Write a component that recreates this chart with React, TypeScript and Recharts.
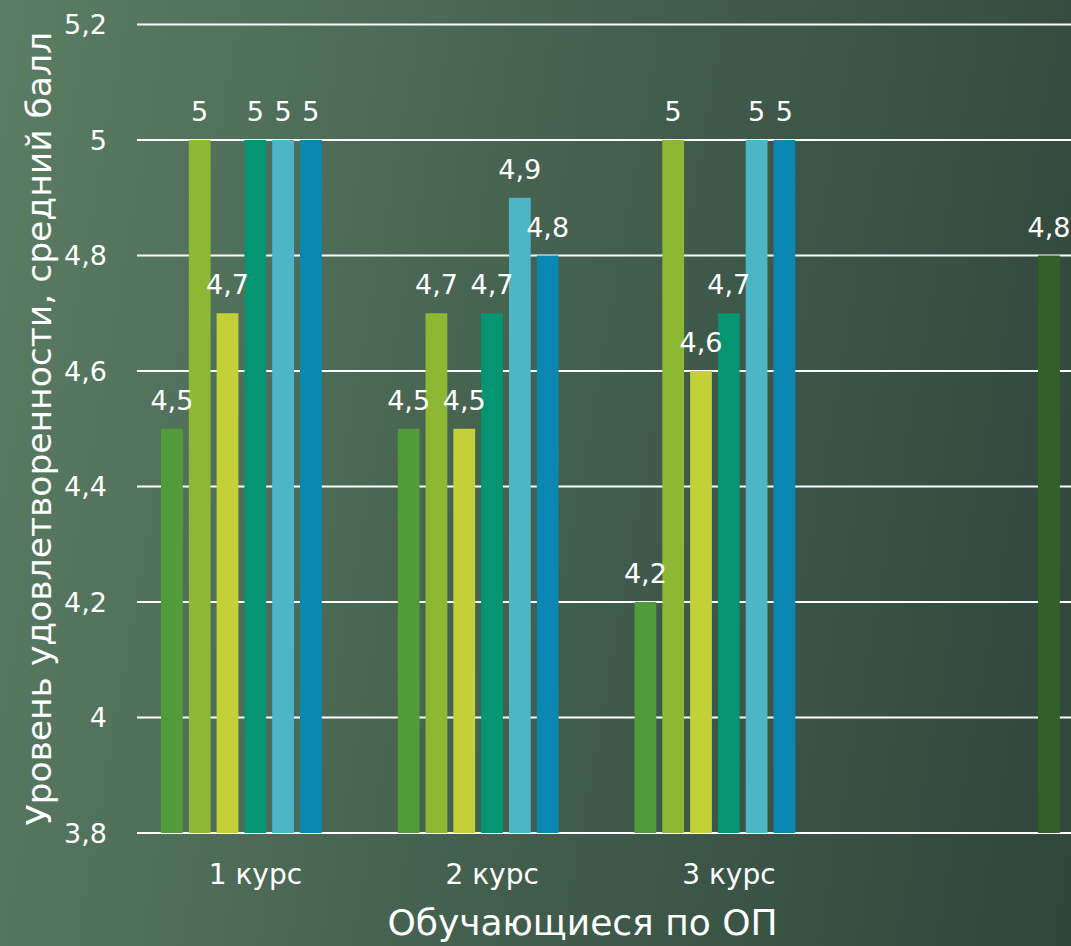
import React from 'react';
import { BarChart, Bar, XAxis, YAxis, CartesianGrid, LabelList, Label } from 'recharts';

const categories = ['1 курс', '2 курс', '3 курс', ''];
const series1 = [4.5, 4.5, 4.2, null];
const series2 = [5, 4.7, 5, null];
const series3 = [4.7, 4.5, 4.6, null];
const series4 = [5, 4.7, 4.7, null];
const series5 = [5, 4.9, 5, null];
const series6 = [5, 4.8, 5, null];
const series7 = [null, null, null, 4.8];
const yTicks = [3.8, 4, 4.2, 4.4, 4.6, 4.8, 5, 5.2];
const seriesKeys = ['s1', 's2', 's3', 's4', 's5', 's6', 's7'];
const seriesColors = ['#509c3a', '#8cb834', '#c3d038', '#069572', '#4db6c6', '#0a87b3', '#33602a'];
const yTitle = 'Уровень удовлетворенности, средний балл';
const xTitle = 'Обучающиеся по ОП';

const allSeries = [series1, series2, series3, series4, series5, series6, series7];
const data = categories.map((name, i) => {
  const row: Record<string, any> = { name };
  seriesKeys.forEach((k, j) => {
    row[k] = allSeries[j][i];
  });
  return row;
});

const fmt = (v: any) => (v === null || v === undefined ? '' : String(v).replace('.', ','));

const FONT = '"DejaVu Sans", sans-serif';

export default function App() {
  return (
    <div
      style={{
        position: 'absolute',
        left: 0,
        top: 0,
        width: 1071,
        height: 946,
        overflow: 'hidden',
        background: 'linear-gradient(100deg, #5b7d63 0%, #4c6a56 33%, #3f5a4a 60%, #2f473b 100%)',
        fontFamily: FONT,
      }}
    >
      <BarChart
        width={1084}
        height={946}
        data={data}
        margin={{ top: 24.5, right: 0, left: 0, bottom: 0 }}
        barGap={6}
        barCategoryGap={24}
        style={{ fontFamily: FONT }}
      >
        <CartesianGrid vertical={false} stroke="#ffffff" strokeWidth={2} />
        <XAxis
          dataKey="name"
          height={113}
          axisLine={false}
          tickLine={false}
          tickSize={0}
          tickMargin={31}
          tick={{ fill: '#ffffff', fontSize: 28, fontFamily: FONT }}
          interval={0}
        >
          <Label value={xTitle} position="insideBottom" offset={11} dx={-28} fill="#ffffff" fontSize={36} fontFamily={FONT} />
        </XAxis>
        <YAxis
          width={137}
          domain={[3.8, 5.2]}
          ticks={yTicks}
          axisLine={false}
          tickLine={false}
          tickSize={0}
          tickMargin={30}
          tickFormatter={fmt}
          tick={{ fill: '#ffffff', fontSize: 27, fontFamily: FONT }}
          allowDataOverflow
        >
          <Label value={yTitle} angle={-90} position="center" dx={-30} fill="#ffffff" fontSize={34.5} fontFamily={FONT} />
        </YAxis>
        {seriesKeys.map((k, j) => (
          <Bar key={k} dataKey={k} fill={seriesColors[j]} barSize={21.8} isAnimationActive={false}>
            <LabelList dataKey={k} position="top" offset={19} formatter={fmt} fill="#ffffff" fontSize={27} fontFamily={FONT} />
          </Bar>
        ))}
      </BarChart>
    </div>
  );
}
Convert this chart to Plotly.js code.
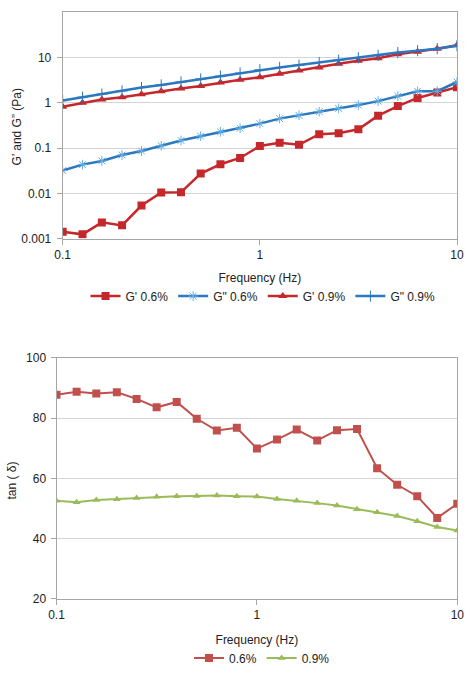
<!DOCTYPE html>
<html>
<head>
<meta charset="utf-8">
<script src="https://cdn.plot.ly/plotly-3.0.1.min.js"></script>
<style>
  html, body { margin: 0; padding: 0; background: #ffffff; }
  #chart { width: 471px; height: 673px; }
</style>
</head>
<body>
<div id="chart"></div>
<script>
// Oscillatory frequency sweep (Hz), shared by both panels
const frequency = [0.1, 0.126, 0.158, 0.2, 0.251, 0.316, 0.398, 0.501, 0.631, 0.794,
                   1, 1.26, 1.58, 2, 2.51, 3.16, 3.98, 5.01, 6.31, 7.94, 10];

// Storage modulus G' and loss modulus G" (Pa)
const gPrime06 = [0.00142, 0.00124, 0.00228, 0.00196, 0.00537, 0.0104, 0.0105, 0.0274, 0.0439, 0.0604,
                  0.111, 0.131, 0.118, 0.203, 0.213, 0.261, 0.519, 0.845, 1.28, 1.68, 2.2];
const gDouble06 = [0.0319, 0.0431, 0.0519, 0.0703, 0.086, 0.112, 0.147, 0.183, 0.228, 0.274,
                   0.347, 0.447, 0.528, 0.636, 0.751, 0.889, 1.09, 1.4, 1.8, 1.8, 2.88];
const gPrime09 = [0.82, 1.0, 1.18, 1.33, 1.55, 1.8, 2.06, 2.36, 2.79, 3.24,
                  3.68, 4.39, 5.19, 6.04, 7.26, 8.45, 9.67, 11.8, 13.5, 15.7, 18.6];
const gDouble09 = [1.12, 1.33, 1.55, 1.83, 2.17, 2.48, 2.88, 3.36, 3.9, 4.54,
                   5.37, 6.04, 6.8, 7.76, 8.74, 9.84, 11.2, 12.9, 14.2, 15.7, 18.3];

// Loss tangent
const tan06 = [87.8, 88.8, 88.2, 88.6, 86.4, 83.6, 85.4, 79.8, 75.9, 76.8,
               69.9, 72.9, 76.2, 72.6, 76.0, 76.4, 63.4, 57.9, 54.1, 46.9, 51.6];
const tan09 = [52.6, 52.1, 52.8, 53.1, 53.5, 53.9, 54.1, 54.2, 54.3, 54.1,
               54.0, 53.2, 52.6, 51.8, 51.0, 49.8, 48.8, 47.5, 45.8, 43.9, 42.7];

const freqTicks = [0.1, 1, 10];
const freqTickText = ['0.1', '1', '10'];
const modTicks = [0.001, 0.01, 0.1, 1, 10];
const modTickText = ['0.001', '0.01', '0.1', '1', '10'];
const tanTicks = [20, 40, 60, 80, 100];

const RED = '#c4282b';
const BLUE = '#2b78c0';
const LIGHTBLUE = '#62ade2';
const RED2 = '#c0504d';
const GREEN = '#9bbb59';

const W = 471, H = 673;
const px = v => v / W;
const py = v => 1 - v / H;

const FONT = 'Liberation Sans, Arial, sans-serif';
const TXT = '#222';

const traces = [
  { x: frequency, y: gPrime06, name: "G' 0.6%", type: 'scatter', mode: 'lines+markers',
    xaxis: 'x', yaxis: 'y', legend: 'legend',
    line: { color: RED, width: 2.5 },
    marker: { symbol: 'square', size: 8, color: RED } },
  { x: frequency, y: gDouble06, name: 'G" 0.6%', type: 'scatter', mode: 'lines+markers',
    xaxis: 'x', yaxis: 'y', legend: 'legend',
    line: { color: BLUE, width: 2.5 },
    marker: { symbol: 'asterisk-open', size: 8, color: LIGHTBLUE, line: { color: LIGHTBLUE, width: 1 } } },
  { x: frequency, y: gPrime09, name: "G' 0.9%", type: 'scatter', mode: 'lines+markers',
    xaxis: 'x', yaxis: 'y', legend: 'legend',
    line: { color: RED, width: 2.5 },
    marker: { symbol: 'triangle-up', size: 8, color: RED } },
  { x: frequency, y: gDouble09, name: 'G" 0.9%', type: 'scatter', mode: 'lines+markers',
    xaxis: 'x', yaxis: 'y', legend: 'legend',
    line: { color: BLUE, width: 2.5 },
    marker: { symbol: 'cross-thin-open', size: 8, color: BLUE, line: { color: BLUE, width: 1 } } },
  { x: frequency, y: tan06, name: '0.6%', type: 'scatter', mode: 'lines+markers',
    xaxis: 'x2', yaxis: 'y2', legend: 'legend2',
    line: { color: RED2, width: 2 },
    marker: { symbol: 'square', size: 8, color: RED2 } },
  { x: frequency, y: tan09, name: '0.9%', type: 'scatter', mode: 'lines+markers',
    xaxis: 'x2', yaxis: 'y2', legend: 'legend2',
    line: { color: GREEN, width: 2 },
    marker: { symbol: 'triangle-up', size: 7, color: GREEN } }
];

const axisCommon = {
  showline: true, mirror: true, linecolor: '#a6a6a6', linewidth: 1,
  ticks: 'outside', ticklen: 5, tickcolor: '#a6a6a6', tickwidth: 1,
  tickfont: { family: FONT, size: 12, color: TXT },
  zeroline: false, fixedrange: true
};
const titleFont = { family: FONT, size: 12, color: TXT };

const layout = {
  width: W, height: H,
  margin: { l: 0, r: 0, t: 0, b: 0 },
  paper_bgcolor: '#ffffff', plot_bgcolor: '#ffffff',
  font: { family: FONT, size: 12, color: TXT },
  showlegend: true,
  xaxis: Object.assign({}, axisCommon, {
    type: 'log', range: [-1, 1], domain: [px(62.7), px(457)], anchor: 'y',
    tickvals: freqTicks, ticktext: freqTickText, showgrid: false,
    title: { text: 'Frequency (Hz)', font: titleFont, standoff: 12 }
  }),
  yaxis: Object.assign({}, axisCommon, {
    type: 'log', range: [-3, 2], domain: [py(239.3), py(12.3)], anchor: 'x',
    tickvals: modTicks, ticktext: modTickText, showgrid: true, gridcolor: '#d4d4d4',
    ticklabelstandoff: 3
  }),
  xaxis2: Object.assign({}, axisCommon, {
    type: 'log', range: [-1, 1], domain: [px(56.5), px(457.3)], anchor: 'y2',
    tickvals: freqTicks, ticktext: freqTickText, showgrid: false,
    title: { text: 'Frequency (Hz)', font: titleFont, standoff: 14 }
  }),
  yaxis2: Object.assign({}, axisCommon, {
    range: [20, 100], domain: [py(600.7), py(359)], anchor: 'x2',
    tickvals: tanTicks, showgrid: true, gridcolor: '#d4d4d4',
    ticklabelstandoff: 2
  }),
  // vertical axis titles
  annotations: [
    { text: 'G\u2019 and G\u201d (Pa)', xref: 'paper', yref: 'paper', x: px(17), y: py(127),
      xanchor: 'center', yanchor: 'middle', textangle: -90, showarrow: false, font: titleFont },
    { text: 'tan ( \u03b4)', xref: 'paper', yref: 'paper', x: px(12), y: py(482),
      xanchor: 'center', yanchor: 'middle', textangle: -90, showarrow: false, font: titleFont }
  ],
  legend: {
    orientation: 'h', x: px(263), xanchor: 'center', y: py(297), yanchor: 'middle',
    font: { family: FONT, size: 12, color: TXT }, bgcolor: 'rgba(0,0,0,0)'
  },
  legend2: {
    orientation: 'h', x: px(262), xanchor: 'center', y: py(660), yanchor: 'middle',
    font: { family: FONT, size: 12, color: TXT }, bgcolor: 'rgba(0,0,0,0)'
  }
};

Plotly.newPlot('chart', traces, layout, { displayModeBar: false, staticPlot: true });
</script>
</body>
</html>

◇ ◇ ◇ ◇

Required task ::
Using the data above, copy exactly the lines from the one containing "Convert this chart to Plotly.js code." to the one containing "14.2, 15.7, 18.3];", inclusive. Exclude the pictures.

Exercise output ::
Convert this chart to Plotly.js code.
<!DOCTYPE html>
<html>
<head>
<meta charset="utf-8">
<script src="https://cdn.plot.ly/plotly-3.0.1.min.js"></script>
<style>
  html, body { margin: 0; padding: 0; background: #ffffff; }
  #chart { width: 471px; height: 673px; }
</style>
</head>
<body>
<div id="chart"></div>
<script>
// Oscillatory frequency sweep (Hz), shared by both panels
const frequency = [0.1, 0.126, 0.158, 0.2, 0.251, 0.316, 0.398, 0.501, 0.631, 0.794,
                   1, 1.26, 1.58, 2, 2.51, 3.16, 3.98, 5.01, 6.31, 7.94, 10];

// Storage modulus G' and loss modulus G" (Pa)
const gPrime06 = [0.00142, 0.00124, 0.00228, 0.00196, 0.00537, 0.0104, 0.0105, 0.0274, 0.0439, 0.0604,
                  0.111, 0.131, 0.118, 0.203, 0.213, 0.261, 0.519, 0.845, 1.28, 1.68, 2.2];
const gDouble06 = [0.0319, 0.0431, 0.0519, 0.0703, 0.086, 0.112, 0.147, 0.183, 0.228, 0.274,
                   0.347, 0.447, 0.528, 0.636, 0.751, 0.889, 1.09, 1.4, 1.8, 1.8, 2.88];
const gPrime09 = [0.82, 1.0, 1.18, 1.33, 1.55, 1.8, 2.06, 2.36, 2.79, 3.24,
                  3.68, 4.39, 5.19, 6.04, 7.26, 8.45, 9.67, 11.8, 13.5, 15.7, 18.6];
const gDouble09 = [1.12, 1.33, 1.55, 1.83, 2.17, 2.48, 2.88, 3.36, 3.9, 4.54,
                   5.37, 6.04, 6.8, 7.76, 8.74, 9.84, 11.2, 12.9, 14.2, 15.7, 18.3];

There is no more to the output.